You have a low credit score …show low income …have no cashflow …need cash quick to buy or renovate a property. You need hard or private money. Hard or private money lending is when a person with capital (read “cash”) lends you money. This money comes with strings attached.
If you don’t understand the strings that are attached when you borrow hard money — these are the rules that hard money lenders follow to protect their loan — you will find yourself owing so much that you will never get out of debt or make a good investment.
When you have a property that is below 80% occupancy or needs major renovation, the banks won’t lend you the money, or if they do you have prepayment penalties that don’t fit within your flip or refinance plan, thus eating up your profit. You need the money to purchase or renovate a home or property quickly.
The first thing to know is that the “hard money lender” doesn’t emphasize your “creditworthiness” since they are making their decision to lend based off the VALUE OF THE ITEM as collateral and NOT your ability to repay.
The second thing to know is that hard money lenders will typically only lend up to 70% MAX of the current AS IS value of the item or property; they don’t lend 100% because that is how they have plenty of equity to protect their loan should it go into default.
The third is if you understand the unspoken rules of hard money you can negotiate terms and interest rates. The hard money lender looks at you as a smart way to earn passive rates of return well in excess of typical stock funds with MUCH LESS RISK.
To play the Hard Money game, it is important you follow these rules closely.
Rule 1: Learn the secrets to hard money lending so you can better get funds from a lender if appropriate, and b) so that someday when you have the excess capital, you can tap into this simple way to generate great rates of return with very little risk or effort.
Rule 2: Know what due diligence and work you need to do before you ask to borrow the money or you will pay more than you need to.
Rule 3: Pay the hard money lender back as scheduled; you will have a great source for future money.
Because this is easy to get money, you pay a premium for the money.
* First you pay higher than conventional interest rates.
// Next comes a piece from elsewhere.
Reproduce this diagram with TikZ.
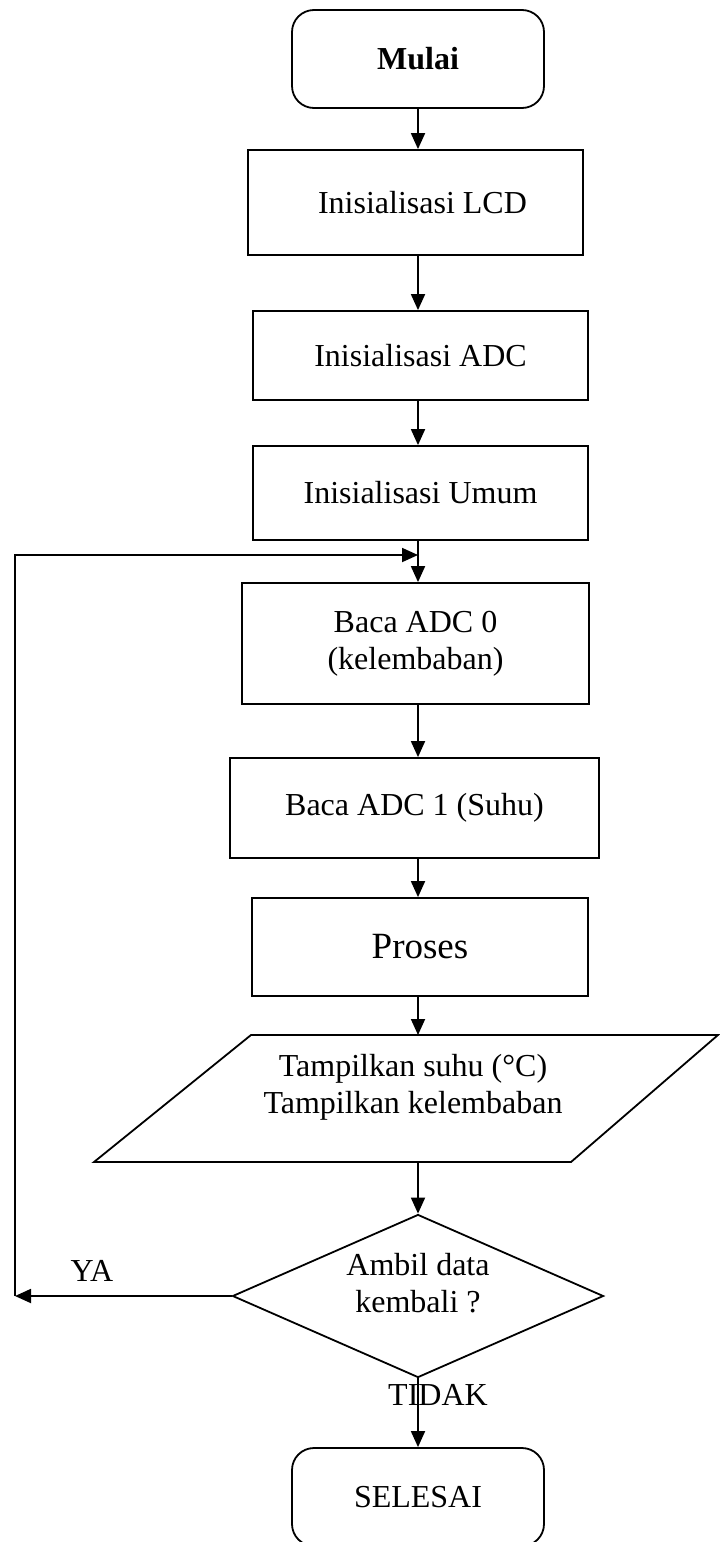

Currently anywhere from 12-20% is pretty standard.
* Next, you may pay 5-10 “points”. (A point is equal to 1% of the loan amount and is an extra profit center for the lender charged to the borrower for the privilege of borrowing the money. Isn’t life grand to be a lender?)
* Finally, some hard money lenders have “pre-payment penalties” in their loans of 6 months interest if the loan is paid off within 12-24 months.
Again, the reason you are glad to pay this extra amount is because the loan is easier to get than a bank loan and you can get more money quickly, allowing you to do a deal you otherwise couldn’t.
For example, if you lock up a $200,000 house for a price of $110,000 we’d all agree that’s a great deal. Now you go to a BANK to borrow the $110,000 and what’s the bank going to say? “Where’s your down payment?”
Even with $90,000 of equity to potentially protect the bank, they will only lend on the purchase price or appraised value, WHICHEVER IS LOWER. In this case, they’ll only lend based on the $110,000!
However, a hard money lender is more than happy to lend up to the 60-70% of the $200,000 as is value.
And this is why you will often turn to them for short term loans to buy a property they plan to resell or refinance fairly quickly.
That said, you need to think like a hard money lender.
Inside the mind of a Hard Money Lender
To maximize your opportunities with Hard Money Lenders, you would do well to learn to think like them. These are items the lender will be evaluating:
* Seasoned hard money lenders only lend based off DEFINITE CRITERIA and not off of emotionally influenced relationships.
* Lend up to 70% of the As Is value (including points, money borrowed for repairs, etc.) MAX! (On upper end homes in an area, I’ll only lend up to 60-65% of the as is value depending on the area.)
* Have the property professionally inspected by an inspector the LENDER hires and “pays” for (which he will add into the money the borrower owes him of course.)
This keeps the lender safe from an investor making mistakes on the purchase and lending on a house with a serious flaw. The property is the lender’s security.
* Be sure your borrower has calculated in the cost of all the large capital items needed (along with a contingency fund for the unexpected) and KNOWS what they’re getting into.
* Always get a lender’s title insurance policy. Make sure the title company you work with for closing gets a lender’s title insurance policy. As you would expect, the borrower will pay for this policy. If there is room, this is typically added into the loan principal balance.
* Give the borrower 1/4 to 1/3 of the repair funds (less than that if it’s a lot of money) at closing. Then, the remaining balance is released from escrow as the repairs meet pre-set milestones.
* When lending based on the loan as collateral, get the borrower to sign on the loan both in a corporate AND personal capacity.
Is hard money the right financing plan for your next project? Do your due diligence to ensure whether it is — and make extra profits on deals you’d otherwise have to pass on.